- The problem:
Repeat only the lines running from the beginning of the material through the line that contains "14, 16, 18];".

- Material provided:
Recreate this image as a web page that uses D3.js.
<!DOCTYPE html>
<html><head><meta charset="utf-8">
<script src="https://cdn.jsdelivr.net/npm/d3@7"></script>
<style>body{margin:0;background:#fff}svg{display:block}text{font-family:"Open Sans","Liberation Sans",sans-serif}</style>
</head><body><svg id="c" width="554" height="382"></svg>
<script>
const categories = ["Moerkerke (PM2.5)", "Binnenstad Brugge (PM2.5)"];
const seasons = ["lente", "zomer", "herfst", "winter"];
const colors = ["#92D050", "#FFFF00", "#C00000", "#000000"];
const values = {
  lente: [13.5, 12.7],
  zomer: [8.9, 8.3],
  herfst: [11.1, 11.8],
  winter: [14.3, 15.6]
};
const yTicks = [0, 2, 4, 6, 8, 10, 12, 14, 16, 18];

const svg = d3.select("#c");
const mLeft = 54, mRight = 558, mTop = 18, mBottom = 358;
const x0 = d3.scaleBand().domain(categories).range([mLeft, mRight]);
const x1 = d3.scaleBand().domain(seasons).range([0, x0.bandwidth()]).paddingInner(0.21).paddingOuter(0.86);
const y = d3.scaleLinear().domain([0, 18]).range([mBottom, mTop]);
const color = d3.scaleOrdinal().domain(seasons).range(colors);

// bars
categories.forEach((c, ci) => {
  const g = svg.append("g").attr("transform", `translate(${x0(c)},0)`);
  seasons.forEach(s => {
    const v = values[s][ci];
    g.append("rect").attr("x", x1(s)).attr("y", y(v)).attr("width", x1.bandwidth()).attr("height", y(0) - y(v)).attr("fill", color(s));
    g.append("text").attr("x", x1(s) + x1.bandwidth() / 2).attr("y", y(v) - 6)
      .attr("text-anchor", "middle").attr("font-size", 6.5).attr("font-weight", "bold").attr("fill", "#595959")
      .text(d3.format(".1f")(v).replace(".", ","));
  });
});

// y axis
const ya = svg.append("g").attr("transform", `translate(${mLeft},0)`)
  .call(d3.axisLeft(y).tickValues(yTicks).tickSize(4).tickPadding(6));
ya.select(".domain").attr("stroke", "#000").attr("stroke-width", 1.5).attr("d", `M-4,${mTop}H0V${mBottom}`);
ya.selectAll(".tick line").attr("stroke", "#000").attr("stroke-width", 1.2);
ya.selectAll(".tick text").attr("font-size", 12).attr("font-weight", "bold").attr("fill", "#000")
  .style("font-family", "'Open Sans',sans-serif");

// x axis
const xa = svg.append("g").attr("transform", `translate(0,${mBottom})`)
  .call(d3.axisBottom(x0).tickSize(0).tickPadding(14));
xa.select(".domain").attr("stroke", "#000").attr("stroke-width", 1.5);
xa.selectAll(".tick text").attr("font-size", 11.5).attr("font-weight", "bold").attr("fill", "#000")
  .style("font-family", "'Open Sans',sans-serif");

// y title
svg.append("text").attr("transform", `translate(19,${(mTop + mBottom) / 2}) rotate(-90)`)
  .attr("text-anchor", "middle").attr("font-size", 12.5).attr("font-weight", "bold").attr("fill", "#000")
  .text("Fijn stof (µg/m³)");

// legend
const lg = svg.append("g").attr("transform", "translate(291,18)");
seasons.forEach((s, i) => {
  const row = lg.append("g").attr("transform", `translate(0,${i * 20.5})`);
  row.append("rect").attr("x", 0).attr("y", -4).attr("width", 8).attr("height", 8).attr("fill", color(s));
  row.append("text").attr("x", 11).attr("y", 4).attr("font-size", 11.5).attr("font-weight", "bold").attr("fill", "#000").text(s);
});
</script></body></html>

- Answer for this exercise:
Recreate this image as a web page that uses D3.js.
<!DOCTYPE html>
<html><head><meta charset="utf-8">
<script src="https://cdn.jsdelivr.net/npm/d3@7"></script>
<style>body{margin:0;background:#fff}svg{display:block}text{font-family:"Open Sans","Liberation Sans",sans-serif}</style>
</head><body><svg id="c" width="554" height="382"></svg>
<script>
const categories = ["Moerkerke (PM2.5)", "Binnenstad Brugge (PM2.5)"];
const seasons = ["lente", "zomer", "herfst", "winter"];
const colors = ["#92D050", "#FFFF00", "#C00000", "#000000"];
const values = {
  lente: [13.5, 12.7],
  zomer: [8.9, 8.3],
  herfst: [11.1, 11.8],
  winter: [14.3, 15.6]
};
const yTicks = [0, 2, 4, 6, 8, 10, 12, 14, 16, 18];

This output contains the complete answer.